Task details:
Across the entries, how many lines have the string "this" in them? Reply with only a number.

Plotting code records:
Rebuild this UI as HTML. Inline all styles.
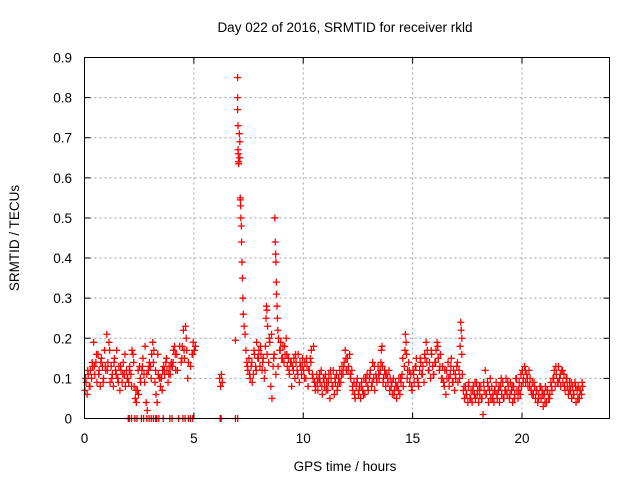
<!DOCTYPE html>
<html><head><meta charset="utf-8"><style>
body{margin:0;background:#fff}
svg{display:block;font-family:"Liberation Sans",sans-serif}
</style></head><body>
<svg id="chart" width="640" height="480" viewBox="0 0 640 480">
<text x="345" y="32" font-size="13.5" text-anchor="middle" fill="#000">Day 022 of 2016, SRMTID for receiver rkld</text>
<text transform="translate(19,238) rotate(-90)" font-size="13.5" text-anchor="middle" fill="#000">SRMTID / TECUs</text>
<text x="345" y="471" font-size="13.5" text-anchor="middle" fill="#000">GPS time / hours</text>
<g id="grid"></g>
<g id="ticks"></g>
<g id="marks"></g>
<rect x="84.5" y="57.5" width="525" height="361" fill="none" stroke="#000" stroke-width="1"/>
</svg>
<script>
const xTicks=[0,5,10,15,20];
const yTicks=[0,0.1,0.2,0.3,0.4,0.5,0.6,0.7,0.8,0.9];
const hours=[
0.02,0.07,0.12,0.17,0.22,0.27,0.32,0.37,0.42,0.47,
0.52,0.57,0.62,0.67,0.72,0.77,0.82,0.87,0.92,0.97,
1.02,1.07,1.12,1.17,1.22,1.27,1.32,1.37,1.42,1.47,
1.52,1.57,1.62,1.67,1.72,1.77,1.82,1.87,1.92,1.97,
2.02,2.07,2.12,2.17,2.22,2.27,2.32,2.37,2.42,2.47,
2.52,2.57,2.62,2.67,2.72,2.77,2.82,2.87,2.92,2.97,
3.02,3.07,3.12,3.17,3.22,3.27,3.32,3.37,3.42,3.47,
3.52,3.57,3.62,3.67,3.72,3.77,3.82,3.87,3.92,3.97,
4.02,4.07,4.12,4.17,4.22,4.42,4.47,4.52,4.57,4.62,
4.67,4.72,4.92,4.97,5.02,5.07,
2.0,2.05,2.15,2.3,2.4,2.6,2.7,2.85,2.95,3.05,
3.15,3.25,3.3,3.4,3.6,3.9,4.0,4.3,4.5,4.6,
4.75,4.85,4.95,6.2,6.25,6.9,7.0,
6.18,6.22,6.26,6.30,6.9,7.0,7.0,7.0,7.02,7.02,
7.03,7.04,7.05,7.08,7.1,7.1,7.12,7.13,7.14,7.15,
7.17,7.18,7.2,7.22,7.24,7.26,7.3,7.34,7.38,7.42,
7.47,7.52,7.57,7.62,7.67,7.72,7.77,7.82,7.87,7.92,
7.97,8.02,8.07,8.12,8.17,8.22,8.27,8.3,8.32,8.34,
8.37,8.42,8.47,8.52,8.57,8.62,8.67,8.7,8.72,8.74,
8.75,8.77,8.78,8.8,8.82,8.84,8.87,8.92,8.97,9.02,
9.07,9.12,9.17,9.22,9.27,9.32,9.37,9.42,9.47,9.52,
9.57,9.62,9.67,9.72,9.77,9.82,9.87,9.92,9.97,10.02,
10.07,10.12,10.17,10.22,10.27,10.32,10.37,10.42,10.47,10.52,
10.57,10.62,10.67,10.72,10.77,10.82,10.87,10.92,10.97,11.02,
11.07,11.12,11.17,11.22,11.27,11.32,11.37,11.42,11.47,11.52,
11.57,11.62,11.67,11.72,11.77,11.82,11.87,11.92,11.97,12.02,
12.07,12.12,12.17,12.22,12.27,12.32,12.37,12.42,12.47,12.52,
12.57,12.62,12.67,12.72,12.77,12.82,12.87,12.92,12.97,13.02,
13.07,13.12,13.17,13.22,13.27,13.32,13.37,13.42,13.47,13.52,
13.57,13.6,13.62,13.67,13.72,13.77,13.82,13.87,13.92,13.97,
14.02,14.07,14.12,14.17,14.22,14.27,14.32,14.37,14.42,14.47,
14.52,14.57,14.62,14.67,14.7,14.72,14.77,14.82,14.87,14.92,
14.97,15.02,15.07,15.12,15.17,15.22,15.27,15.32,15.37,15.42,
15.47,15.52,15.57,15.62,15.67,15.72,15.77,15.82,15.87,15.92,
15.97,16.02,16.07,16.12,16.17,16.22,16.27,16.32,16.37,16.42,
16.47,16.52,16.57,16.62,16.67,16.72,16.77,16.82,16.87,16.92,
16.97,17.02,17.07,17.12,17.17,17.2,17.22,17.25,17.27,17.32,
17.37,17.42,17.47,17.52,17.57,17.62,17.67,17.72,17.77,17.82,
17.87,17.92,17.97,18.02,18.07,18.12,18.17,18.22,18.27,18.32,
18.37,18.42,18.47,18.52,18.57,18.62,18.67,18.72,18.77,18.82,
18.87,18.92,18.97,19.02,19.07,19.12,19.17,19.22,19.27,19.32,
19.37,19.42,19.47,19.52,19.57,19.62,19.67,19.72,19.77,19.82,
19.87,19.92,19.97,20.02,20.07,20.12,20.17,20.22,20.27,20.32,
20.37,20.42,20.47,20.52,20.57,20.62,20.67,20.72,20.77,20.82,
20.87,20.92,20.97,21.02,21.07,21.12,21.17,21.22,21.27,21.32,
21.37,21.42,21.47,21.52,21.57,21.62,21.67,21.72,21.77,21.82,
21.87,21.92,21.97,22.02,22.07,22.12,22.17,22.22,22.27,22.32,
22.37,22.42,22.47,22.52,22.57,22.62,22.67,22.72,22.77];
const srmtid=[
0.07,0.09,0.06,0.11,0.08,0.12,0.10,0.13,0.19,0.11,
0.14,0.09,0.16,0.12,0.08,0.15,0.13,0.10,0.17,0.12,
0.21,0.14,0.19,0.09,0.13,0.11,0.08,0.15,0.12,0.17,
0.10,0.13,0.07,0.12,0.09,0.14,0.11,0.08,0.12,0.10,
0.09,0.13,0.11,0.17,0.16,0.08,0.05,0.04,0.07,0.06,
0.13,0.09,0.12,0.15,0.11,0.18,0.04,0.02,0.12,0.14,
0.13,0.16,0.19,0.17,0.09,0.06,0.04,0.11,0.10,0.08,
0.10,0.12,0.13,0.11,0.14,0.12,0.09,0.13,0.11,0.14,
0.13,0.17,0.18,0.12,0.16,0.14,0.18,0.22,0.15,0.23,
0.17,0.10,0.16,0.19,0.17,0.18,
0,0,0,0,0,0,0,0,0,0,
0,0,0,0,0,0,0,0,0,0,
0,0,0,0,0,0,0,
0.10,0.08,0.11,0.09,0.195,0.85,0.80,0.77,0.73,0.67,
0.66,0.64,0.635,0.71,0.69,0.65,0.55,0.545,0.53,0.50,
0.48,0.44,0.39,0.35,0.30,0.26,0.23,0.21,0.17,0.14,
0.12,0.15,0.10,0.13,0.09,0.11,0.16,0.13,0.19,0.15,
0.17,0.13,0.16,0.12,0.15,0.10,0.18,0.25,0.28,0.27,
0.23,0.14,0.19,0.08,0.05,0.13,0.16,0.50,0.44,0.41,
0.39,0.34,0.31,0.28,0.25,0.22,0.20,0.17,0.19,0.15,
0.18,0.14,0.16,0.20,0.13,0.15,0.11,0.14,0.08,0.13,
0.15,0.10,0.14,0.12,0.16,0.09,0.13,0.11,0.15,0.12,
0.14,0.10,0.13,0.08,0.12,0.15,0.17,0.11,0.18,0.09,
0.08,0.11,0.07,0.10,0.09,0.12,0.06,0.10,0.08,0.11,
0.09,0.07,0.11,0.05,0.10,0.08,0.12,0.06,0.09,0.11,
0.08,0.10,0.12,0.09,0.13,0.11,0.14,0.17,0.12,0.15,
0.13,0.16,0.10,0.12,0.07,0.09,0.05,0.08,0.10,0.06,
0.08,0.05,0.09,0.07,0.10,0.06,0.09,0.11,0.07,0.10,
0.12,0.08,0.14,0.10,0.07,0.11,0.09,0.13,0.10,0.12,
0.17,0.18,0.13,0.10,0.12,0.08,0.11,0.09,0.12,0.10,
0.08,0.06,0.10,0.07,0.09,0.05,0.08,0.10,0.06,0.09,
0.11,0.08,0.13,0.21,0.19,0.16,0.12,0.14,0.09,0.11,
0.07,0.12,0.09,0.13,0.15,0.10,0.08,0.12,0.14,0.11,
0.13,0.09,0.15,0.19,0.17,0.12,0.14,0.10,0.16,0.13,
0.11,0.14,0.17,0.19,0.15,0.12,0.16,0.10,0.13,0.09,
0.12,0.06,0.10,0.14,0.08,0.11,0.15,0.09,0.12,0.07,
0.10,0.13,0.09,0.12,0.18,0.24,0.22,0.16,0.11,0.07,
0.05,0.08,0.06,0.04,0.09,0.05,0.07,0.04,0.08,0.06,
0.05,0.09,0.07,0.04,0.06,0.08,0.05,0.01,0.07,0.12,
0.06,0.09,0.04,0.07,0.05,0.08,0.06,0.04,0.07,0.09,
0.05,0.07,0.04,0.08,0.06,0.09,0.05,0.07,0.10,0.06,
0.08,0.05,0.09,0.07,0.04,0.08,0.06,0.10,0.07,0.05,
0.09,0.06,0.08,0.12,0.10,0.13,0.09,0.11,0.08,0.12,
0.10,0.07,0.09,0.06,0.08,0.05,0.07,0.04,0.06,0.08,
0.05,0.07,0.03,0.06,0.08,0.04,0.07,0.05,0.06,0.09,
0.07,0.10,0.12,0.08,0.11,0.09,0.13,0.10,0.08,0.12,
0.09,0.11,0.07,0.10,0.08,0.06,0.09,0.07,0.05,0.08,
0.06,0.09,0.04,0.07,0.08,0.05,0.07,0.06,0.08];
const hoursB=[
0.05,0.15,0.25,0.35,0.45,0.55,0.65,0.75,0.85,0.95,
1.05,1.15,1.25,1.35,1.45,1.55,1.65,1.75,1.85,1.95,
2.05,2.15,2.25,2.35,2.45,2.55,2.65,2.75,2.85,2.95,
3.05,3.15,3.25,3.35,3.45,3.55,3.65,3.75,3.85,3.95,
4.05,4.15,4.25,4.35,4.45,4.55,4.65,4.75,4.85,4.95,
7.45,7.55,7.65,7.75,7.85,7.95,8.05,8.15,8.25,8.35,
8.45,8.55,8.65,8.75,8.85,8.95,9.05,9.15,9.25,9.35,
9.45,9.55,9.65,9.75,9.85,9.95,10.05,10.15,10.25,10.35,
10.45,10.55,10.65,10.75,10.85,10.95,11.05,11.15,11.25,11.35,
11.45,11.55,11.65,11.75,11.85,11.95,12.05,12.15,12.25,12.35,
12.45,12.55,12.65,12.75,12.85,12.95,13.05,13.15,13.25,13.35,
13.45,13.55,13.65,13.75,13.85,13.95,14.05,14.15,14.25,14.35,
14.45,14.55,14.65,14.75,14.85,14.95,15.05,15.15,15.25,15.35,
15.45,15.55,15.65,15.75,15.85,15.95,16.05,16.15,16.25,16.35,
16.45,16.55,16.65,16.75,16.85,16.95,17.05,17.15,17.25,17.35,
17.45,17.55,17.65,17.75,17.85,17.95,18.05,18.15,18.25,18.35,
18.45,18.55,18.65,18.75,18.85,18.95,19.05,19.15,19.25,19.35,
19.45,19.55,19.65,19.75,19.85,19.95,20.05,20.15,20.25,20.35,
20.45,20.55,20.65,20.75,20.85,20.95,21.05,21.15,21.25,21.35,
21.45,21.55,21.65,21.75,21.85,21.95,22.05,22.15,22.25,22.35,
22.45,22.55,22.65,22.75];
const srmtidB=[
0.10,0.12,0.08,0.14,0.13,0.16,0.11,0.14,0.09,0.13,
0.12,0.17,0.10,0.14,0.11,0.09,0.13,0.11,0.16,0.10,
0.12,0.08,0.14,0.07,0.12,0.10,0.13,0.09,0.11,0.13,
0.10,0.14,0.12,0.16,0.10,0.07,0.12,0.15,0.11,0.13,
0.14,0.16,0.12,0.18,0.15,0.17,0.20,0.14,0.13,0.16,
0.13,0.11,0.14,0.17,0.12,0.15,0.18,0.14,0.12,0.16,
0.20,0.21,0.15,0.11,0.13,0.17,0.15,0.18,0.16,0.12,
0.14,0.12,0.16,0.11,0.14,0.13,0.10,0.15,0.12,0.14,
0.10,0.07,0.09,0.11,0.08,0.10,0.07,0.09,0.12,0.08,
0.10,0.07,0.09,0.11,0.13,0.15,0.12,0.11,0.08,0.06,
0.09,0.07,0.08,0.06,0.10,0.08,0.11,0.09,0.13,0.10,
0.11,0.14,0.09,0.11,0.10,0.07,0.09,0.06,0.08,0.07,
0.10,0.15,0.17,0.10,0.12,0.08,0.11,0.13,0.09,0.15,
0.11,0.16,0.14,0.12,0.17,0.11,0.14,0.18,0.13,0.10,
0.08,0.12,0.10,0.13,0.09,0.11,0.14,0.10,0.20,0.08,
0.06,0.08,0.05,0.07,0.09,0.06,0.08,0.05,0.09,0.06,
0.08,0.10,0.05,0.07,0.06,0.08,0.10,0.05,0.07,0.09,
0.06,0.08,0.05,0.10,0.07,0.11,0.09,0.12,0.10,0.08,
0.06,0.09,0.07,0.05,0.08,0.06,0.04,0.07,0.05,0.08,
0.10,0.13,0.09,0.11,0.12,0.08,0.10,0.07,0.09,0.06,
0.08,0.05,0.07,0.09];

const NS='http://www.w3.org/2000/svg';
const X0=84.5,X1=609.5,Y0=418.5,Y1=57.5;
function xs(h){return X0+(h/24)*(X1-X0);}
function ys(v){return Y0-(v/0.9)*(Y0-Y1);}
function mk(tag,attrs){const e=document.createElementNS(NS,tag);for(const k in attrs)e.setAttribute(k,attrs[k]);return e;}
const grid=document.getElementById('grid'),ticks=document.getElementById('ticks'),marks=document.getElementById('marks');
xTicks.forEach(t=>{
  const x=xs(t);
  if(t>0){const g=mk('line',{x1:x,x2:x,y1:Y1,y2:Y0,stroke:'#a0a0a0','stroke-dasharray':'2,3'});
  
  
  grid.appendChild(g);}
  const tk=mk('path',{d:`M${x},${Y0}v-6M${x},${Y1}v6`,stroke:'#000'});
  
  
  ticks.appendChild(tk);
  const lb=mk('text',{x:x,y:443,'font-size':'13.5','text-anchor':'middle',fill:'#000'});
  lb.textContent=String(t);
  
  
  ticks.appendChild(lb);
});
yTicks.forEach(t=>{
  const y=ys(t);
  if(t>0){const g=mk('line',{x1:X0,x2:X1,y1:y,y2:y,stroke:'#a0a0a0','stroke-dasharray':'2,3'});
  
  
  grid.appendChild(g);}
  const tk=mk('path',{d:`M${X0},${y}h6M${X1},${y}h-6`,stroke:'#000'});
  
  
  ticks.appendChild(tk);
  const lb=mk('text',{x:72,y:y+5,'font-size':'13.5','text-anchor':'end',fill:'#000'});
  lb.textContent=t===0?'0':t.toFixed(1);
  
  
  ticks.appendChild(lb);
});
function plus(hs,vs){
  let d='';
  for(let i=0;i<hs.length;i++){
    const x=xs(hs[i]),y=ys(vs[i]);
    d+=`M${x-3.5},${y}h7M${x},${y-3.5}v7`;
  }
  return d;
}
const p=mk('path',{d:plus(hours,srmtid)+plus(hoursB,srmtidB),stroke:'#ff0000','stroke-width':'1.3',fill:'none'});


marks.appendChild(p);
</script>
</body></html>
* * *
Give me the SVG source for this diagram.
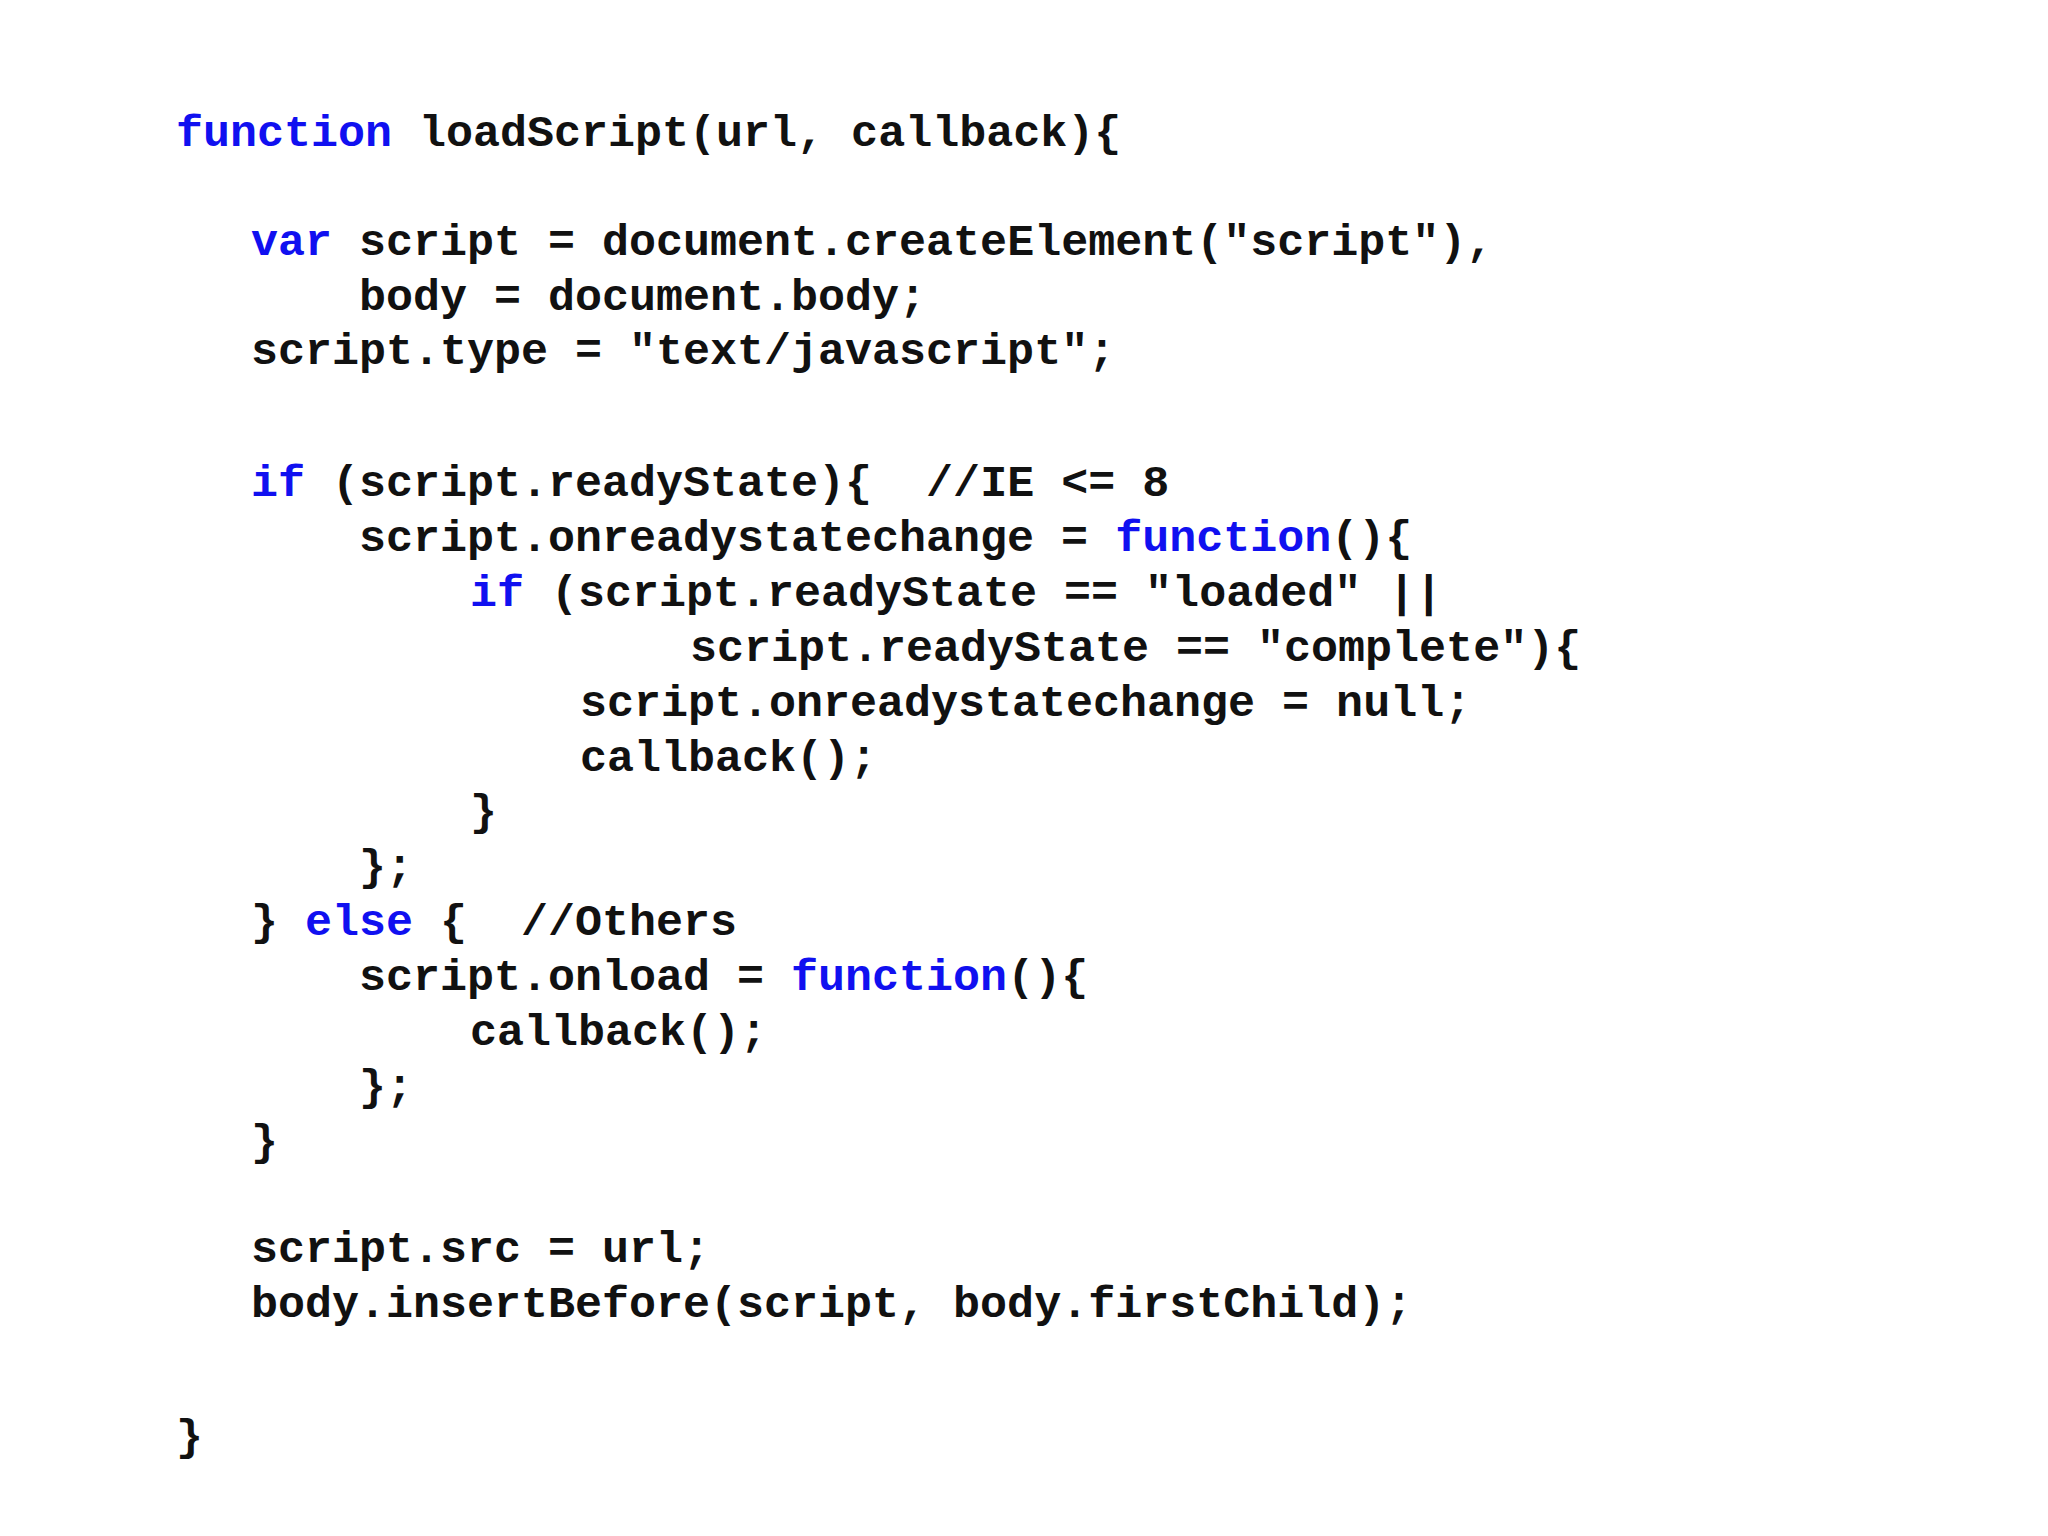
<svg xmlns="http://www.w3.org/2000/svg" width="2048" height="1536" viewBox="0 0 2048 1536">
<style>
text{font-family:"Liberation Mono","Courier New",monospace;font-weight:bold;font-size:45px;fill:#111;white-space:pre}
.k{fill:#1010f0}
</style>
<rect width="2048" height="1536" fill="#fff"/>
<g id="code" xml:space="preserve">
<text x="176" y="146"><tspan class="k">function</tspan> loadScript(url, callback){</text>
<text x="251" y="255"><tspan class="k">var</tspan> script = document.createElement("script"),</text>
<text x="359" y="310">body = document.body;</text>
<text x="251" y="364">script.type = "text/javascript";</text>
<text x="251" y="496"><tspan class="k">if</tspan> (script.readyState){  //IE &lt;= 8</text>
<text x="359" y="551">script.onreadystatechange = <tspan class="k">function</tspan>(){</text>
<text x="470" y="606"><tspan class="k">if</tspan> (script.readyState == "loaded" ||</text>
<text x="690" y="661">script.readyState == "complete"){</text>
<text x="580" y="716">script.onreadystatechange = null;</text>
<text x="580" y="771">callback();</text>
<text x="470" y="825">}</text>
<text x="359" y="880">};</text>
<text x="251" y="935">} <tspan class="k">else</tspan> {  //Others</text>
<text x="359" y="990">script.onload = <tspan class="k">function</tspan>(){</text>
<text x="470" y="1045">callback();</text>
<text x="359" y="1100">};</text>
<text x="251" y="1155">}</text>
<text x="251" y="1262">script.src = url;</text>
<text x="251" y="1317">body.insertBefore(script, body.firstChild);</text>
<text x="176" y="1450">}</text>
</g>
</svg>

Full response:
2